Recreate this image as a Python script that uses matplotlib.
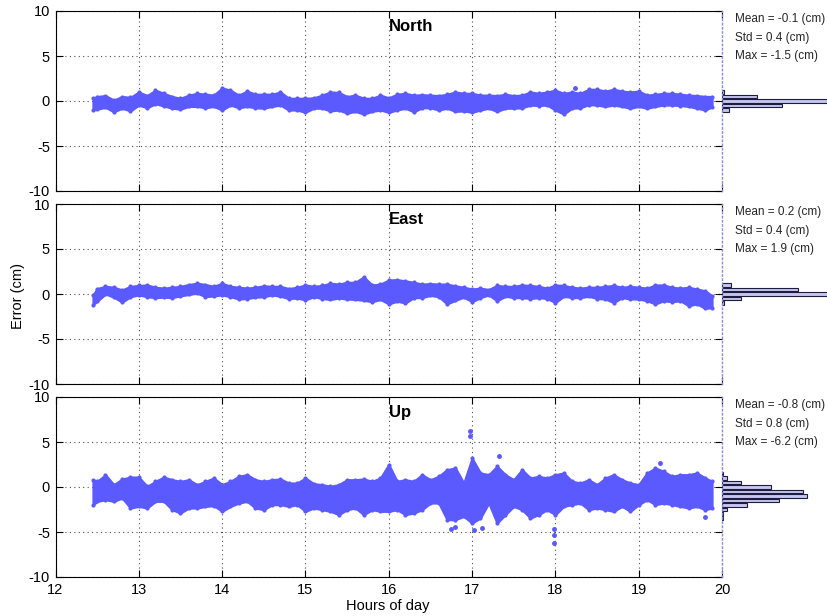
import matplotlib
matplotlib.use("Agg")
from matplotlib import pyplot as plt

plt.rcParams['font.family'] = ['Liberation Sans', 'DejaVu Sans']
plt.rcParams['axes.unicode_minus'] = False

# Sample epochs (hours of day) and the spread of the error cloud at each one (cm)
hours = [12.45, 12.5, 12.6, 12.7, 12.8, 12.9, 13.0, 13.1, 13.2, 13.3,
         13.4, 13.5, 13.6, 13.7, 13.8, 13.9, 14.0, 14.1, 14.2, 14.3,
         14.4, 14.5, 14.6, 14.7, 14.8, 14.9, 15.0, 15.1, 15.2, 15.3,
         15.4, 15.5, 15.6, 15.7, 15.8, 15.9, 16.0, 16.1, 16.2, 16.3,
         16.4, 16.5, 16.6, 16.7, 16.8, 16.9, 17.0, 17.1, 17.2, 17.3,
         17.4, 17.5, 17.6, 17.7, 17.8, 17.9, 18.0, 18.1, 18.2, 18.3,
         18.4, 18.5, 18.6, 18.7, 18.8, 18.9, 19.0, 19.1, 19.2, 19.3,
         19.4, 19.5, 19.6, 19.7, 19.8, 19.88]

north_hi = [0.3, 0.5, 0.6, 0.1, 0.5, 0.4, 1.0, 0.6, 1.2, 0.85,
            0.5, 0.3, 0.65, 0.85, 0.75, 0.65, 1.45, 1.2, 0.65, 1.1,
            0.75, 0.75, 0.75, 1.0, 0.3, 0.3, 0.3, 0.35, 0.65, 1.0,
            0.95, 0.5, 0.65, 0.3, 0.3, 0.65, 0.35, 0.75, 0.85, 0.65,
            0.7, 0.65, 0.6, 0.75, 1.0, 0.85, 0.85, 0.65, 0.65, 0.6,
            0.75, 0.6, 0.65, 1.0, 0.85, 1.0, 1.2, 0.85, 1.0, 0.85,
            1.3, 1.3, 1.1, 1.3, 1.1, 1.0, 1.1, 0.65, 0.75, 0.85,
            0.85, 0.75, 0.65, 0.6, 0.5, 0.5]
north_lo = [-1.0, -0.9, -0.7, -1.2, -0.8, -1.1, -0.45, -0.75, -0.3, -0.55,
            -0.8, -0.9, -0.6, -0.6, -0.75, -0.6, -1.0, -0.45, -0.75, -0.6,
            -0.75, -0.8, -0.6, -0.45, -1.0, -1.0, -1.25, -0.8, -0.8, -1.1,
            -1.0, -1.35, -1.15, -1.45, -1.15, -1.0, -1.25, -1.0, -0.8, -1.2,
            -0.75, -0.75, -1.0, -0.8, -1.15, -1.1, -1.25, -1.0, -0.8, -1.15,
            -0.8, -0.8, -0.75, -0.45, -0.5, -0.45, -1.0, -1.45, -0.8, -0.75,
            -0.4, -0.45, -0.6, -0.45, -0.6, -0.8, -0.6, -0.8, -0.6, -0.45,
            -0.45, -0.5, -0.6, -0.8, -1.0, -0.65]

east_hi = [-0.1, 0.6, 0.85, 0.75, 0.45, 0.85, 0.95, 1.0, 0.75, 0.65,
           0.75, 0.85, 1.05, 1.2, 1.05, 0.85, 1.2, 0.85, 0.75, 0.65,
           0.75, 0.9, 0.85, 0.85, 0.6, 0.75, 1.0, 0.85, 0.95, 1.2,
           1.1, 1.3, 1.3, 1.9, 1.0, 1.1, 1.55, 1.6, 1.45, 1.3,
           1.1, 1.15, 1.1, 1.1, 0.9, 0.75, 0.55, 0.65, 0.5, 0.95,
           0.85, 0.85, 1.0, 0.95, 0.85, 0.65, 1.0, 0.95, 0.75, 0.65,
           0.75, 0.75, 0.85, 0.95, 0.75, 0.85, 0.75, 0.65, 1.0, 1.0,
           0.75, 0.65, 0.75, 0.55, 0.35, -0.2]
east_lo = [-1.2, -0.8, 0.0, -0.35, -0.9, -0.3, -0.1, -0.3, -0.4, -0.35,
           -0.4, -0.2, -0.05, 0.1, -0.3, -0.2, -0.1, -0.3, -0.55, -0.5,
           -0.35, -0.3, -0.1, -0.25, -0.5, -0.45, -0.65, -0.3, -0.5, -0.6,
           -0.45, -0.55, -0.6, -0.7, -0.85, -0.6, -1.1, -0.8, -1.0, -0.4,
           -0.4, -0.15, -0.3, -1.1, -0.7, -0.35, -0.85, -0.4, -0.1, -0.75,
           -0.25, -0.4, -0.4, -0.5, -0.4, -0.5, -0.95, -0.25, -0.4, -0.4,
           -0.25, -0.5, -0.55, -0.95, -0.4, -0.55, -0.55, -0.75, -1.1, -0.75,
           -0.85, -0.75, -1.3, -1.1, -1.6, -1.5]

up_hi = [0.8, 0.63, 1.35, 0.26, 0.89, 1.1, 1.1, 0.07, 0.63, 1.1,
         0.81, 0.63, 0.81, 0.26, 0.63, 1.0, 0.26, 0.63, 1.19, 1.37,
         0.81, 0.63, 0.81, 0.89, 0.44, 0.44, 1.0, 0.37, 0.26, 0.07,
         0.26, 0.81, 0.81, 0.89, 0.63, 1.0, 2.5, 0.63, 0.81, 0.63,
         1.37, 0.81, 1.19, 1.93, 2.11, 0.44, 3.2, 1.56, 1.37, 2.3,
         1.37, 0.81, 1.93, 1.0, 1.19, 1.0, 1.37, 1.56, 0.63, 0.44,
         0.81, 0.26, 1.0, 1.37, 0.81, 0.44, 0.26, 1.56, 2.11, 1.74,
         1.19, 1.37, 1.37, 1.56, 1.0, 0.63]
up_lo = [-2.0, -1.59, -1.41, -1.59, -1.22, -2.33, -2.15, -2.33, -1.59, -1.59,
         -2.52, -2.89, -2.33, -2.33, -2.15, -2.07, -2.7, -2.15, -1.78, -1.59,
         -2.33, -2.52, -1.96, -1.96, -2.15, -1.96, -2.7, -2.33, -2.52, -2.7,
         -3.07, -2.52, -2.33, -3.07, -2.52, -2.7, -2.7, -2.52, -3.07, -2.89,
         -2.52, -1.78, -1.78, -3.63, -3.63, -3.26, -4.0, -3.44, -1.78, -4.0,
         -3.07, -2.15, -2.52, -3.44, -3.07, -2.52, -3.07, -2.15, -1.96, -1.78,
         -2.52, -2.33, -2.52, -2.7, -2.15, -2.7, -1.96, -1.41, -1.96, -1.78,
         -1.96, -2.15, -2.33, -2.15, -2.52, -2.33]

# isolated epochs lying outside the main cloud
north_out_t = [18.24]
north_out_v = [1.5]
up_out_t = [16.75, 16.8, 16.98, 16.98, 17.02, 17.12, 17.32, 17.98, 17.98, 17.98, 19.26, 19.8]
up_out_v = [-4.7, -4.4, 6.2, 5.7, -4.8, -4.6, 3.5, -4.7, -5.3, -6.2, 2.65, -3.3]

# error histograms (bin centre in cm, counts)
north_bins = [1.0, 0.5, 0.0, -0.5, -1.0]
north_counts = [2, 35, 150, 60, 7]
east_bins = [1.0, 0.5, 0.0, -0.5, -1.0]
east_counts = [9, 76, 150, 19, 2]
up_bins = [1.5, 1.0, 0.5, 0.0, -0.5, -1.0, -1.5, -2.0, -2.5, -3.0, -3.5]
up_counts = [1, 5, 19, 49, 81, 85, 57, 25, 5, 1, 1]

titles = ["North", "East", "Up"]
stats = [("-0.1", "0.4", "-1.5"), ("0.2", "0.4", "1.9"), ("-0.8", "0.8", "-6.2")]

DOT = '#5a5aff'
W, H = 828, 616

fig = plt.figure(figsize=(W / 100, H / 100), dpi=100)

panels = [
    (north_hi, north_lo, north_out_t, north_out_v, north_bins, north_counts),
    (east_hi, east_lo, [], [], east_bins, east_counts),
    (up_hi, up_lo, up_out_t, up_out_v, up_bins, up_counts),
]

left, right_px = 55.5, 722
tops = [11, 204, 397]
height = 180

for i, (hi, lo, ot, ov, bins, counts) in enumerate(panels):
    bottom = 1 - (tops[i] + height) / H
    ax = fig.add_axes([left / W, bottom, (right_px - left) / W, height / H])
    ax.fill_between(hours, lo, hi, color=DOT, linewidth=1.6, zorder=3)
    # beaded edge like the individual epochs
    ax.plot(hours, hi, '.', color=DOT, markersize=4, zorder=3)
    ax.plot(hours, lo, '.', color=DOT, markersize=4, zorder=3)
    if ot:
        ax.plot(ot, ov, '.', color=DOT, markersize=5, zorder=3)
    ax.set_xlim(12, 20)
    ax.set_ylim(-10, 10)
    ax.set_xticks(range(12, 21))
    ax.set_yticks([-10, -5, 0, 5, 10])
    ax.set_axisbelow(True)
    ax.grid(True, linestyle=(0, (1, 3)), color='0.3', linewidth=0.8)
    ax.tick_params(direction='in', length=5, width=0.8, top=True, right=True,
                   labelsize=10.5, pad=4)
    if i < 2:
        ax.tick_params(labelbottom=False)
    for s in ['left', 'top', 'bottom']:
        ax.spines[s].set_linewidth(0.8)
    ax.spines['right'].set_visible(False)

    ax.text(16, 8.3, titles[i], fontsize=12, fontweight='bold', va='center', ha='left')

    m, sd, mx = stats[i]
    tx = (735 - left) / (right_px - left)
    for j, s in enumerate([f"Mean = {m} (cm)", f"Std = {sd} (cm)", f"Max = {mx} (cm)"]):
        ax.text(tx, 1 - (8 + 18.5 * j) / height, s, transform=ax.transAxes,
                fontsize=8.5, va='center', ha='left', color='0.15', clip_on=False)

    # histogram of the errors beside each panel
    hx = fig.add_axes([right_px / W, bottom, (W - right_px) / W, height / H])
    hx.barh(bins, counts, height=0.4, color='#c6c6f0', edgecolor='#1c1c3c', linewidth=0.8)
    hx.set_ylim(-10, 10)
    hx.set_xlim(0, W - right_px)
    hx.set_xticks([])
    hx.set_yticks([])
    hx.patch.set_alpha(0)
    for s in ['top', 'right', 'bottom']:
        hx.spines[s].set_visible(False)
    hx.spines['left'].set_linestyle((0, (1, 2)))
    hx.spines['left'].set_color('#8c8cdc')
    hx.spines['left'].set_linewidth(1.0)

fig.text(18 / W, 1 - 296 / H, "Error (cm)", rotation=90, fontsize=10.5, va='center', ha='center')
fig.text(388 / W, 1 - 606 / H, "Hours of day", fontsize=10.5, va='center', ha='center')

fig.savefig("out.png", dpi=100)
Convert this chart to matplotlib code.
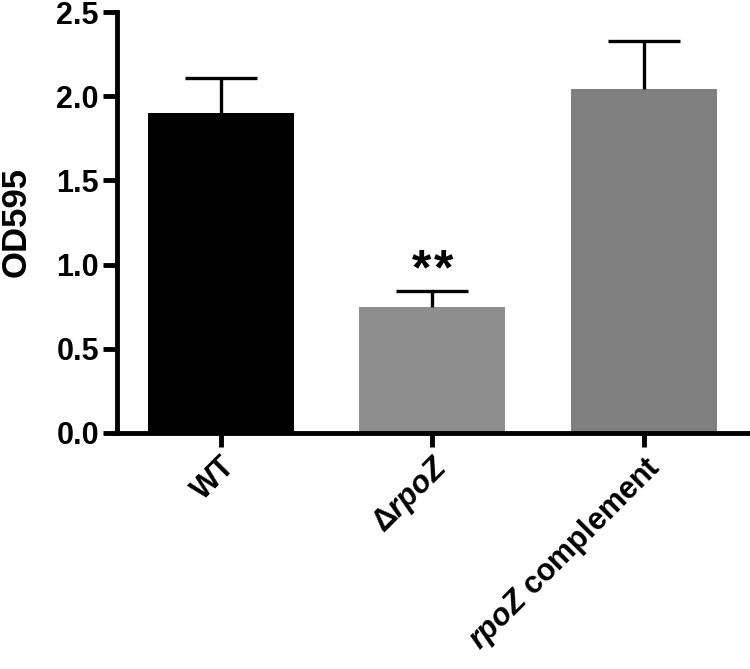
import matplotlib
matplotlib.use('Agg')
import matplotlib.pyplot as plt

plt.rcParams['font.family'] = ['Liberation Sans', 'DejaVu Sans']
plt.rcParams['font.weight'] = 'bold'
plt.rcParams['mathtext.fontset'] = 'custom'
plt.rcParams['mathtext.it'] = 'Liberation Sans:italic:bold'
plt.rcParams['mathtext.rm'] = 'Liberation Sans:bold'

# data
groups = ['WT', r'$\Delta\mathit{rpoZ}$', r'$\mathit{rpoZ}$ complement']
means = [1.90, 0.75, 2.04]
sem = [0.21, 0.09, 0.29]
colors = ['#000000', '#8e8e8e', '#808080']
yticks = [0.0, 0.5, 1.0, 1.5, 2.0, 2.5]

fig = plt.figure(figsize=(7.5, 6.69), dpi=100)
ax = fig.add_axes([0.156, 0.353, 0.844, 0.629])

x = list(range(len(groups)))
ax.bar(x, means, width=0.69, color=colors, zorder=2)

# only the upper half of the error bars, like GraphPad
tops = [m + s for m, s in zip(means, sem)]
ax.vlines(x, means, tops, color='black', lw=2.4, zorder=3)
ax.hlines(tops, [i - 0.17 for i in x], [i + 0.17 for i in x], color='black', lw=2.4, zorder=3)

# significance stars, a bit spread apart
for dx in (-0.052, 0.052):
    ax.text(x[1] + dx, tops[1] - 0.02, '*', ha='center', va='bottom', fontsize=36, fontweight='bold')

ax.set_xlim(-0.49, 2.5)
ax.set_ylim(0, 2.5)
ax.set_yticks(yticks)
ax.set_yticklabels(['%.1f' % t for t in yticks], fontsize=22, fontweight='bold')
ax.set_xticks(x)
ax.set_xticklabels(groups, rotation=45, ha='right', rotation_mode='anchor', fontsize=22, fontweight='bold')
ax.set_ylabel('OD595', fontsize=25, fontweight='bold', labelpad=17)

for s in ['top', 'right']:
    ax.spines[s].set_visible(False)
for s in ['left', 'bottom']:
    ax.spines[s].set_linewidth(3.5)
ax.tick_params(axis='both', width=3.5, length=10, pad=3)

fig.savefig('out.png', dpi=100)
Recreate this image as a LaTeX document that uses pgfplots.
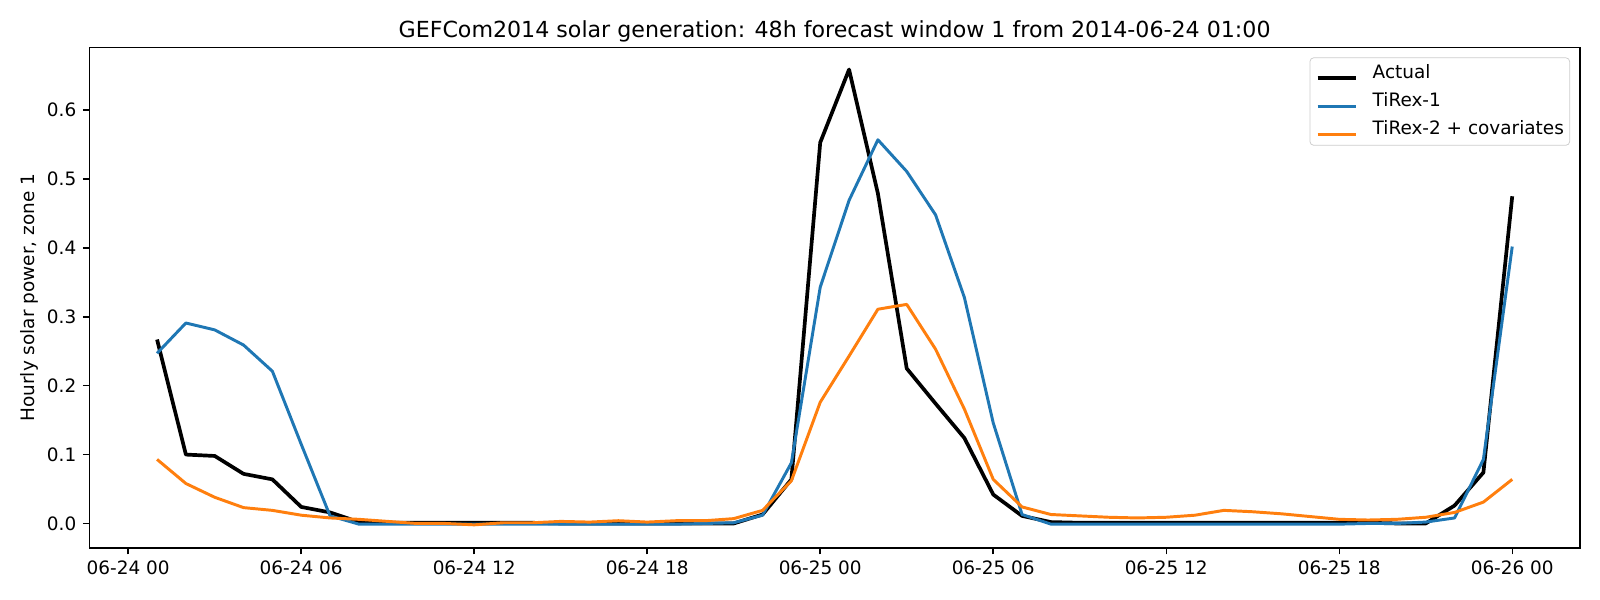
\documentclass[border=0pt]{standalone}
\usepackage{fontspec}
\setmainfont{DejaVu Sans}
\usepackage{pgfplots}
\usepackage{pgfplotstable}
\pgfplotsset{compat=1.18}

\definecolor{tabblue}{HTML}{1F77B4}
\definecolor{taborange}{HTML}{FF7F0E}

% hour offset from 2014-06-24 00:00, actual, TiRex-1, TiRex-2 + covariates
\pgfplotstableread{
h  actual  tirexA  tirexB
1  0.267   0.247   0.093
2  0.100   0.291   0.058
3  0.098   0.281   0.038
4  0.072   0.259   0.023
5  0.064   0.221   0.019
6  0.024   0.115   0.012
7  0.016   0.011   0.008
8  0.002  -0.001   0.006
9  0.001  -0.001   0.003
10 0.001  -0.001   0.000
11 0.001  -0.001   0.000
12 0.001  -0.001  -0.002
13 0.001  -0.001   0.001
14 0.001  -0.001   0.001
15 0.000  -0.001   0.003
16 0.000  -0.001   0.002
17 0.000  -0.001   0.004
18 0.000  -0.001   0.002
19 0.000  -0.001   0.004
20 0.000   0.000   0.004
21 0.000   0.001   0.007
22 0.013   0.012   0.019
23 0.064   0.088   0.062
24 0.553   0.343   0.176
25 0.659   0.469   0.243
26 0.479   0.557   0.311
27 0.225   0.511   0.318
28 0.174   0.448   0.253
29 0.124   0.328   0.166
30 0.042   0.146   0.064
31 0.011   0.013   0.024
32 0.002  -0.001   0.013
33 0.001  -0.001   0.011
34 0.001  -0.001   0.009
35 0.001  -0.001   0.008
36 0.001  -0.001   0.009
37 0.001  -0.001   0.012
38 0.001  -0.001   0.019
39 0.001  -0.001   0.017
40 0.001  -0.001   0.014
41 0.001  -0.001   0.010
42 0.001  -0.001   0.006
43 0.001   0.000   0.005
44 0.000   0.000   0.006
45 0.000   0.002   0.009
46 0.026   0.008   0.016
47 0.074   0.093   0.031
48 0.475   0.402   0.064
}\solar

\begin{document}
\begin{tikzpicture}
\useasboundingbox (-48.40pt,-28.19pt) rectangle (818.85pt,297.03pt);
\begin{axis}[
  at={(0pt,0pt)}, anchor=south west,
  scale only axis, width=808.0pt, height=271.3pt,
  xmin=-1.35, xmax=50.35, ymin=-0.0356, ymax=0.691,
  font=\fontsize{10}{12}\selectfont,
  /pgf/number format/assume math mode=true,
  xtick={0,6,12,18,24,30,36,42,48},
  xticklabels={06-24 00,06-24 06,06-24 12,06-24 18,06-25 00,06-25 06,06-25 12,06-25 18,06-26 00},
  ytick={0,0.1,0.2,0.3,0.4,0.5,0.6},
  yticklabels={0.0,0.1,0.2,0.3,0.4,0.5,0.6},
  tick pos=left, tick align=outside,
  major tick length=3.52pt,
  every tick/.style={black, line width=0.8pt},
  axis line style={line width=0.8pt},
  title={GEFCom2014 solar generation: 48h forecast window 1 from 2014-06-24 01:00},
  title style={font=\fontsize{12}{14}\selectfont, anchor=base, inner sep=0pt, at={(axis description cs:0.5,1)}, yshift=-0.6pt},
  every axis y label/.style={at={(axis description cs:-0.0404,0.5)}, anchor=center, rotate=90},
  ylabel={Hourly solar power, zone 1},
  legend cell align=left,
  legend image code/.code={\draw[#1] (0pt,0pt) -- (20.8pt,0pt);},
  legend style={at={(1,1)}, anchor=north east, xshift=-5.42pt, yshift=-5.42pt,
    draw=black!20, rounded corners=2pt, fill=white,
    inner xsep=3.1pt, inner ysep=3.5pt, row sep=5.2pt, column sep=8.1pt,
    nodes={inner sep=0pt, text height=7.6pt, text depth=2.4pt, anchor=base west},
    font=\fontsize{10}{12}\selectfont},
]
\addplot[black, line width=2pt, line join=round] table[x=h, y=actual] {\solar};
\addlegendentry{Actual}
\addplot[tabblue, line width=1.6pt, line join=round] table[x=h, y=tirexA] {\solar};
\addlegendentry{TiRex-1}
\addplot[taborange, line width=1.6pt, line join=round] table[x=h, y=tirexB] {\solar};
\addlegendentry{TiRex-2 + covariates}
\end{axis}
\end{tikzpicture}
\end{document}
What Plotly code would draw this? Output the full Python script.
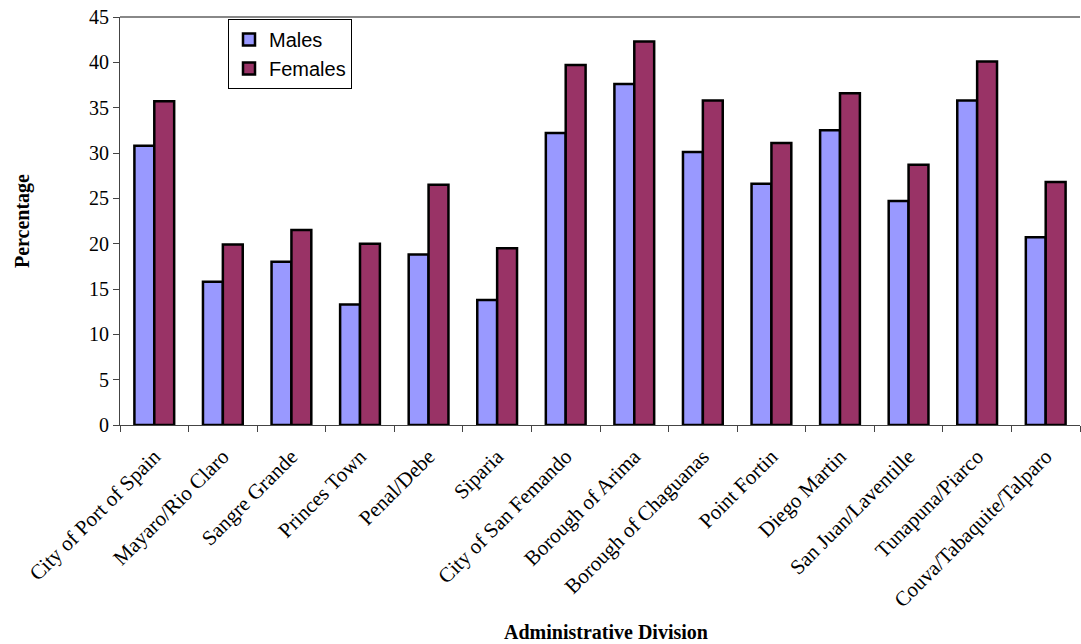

## EXERCISE DIRECTIONS
Pictures stay out. Repeat only the lines from the beginning of the data through the line that has "plt.rcParams['axes.unicode_minus'] = False".

## REPLY TO THE TASK
Recreate this image as a Python script that uses matplotlib.
import matplotlib
matplotlib.use("Agg")
from matplotlib import pyplot as plt

plt.rcParams['font.family'] = ['Liberation Sans', 'DejaVu Sans']
plt.rcParams['axes.unicode_minus'] = False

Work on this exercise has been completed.